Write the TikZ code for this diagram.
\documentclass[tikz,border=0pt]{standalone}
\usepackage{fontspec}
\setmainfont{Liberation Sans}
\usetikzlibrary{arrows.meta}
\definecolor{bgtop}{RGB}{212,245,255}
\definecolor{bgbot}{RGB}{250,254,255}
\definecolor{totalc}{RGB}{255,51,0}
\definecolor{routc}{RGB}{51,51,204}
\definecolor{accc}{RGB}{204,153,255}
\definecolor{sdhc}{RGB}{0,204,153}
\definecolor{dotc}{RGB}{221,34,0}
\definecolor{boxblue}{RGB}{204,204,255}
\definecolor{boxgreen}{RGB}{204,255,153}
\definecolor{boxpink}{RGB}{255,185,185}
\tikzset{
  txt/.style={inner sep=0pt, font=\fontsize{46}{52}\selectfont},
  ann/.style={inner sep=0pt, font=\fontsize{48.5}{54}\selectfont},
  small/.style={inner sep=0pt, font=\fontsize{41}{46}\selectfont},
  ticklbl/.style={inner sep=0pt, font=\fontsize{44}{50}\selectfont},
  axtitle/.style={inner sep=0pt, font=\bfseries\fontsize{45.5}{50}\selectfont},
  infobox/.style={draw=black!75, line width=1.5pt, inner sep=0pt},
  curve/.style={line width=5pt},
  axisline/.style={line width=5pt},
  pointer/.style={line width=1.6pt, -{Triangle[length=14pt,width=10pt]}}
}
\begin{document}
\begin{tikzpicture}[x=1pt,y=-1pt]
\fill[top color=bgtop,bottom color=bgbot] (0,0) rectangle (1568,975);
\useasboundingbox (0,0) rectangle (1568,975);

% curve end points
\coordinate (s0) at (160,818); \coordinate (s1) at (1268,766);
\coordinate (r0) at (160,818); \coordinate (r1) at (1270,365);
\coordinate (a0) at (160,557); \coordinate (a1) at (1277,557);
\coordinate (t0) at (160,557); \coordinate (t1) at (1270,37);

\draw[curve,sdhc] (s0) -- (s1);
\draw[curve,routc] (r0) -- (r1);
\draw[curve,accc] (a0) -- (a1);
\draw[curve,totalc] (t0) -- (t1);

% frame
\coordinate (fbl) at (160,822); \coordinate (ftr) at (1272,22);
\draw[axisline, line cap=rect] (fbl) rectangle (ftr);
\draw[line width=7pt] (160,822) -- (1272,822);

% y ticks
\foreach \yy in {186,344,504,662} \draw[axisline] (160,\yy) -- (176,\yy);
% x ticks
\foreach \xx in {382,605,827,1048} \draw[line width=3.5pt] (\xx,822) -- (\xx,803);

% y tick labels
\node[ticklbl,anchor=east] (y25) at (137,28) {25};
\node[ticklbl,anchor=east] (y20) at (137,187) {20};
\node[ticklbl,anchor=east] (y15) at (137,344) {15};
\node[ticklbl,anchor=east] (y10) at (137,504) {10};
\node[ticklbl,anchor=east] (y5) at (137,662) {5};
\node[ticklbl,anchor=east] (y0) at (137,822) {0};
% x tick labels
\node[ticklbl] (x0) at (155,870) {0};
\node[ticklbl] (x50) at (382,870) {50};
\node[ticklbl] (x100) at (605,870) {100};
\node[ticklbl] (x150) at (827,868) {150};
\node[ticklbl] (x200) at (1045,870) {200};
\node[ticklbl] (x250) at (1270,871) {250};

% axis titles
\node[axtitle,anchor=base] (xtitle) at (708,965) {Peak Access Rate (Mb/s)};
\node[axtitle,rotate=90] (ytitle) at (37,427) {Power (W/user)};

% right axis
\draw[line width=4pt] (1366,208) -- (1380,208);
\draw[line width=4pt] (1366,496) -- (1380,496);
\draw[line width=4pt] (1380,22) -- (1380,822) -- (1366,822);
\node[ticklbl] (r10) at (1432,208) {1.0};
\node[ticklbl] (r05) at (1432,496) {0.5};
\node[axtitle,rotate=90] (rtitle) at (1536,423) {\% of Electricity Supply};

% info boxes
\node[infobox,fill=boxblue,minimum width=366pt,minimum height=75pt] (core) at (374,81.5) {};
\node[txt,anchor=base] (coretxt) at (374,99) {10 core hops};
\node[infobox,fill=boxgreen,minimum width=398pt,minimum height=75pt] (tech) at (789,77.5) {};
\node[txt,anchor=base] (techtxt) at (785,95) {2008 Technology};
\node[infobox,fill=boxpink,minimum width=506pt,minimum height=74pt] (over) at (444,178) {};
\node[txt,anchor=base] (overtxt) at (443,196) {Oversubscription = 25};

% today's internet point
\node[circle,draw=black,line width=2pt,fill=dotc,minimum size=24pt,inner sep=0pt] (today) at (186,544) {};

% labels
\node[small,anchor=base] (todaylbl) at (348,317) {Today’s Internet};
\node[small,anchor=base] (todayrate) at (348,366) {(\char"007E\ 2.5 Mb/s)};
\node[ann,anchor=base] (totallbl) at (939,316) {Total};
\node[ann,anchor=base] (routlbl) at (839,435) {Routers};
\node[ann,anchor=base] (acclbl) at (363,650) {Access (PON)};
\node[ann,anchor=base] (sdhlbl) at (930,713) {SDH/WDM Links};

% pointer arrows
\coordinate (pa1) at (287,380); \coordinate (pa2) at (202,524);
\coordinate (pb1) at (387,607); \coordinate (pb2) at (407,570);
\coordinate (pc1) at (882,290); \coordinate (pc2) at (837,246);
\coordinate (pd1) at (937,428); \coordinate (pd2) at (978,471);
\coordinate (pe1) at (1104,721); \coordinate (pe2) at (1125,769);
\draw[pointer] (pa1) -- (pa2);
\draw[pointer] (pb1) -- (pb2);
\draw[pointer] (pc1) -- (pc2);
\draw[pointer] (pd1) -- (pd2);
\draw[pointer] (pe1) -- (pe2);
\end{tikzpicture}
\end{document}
* * *
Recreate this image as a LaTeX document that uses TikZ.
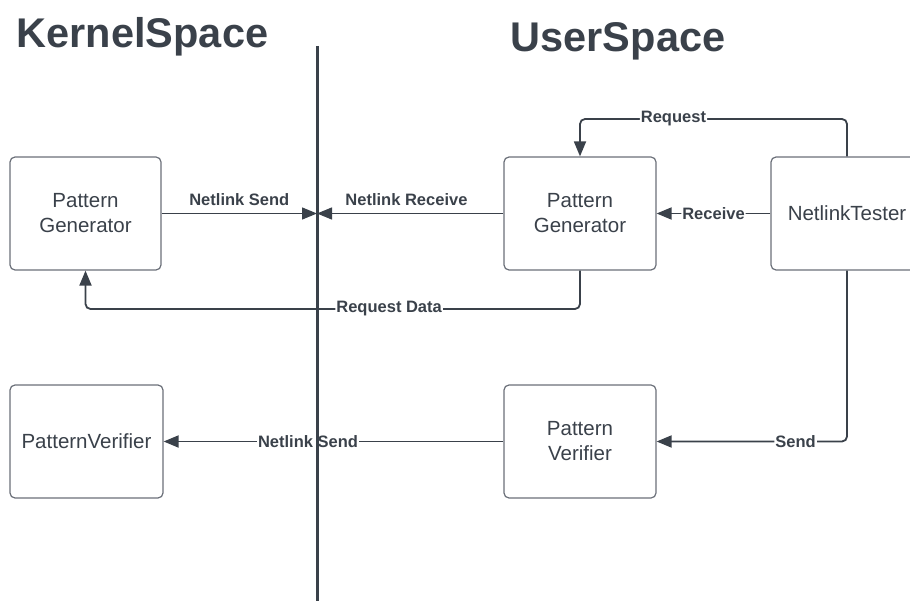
==
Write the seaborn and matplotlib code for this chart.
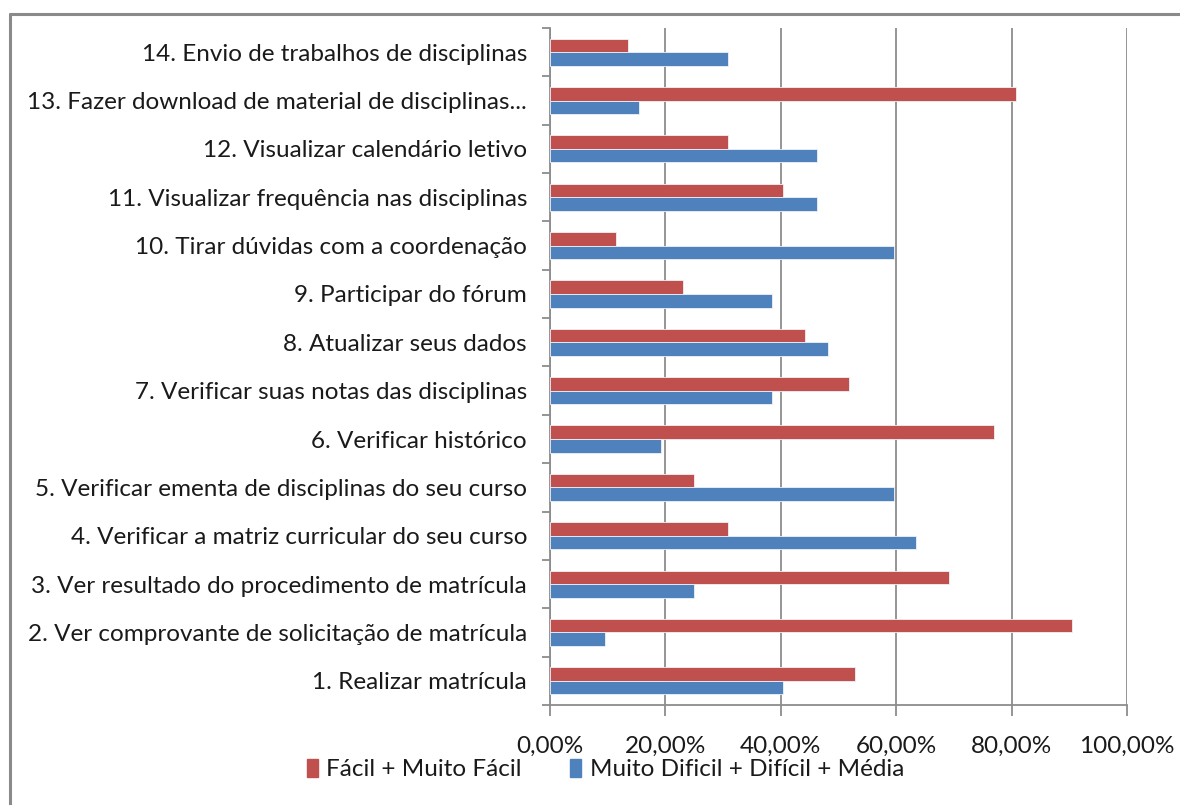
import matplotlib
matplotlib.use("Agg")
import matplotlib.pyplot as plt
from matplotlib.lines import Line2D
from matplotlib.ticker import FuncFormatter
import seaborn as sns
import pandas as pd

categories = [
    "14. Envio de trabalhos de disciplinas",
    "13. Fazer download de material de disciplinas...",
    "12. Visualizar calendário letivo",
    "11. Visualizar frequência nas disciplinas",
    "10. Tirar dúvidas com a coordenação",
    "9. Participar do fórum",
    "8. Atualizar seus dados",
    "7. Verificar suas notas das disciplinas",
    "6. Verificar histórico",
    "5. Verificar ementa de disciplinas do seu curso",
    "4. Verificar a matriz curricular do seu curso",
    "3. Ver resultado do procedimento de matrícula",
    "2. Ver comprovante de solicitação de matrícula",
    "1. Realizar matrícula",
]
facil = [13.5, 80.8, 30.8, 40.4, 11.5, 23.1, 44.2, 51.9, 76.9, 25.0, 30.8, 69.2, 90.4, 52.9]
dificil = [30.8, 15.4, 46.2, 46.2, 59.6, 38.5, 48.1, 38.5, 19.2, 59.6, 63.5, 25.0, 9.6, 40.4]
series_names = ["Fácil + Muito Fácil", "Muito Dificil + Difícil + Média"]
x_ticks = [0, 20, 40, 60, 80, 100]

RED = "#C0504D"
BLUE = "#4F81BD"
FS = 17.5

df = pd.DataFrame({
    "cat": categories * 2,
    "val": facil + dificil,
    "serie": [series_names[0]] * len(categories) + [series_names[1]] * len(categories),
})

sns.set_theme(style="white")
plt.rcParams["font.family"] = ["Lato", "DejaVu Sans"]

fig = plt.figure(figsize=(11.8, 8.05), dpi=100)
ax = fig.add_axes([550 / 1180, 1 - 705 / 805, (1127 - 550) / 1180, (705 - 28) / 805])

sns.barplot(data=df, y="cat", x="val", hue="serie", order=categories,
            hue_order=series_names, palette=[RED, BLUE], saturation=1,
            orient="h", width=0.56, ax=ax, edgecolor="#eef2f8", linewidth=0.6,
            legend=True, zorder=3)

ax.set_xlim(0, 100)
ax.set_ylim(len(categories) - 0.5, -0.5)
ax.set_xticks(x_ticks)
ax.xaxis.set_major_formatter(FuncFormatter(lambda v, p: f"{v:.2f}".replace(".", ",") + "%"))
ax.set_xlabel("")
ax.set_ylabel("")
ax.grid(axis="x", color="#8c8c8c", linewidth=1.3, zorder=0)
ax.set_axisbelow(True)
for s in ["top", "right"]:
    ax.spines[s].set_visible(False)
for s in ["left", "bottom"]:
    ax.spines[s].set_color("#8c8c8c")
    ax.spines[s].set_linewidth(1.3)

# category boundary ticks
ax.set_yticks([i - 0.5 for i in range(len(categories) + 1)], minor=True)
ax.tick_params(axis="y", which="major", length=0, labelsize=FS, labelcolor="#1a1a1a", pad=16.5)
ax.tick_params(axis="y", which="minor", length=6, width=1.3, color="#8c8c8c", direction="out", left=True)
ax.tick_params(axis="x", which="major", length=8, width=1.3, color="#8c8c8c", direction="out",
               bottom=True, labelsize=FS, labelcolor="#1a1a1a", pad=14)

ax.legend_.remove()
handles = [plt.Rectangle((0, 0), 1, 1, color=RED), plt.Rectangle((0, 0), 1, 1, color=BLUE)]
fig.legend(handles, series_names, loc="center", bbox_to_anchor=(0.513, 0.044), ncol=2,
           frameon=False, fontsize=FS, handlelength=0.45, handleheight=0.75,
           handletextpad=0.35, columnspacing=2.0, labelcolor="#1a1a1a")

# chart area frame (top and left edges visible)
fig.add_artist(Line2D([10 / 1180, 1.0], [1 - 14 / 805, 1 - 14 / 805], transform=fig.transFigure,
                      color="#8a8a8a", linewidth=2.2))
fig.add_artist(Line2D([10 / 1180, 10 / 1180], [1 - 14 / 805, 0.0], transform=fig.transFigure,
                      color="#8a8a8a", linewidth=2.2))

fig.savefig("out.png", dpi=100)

* _Set task_: Extract every line above that contains the word "Write".

* _Written solution_:
Write the TikZ code for this diagram.
Write the seaborn and matplotlib code for this chart.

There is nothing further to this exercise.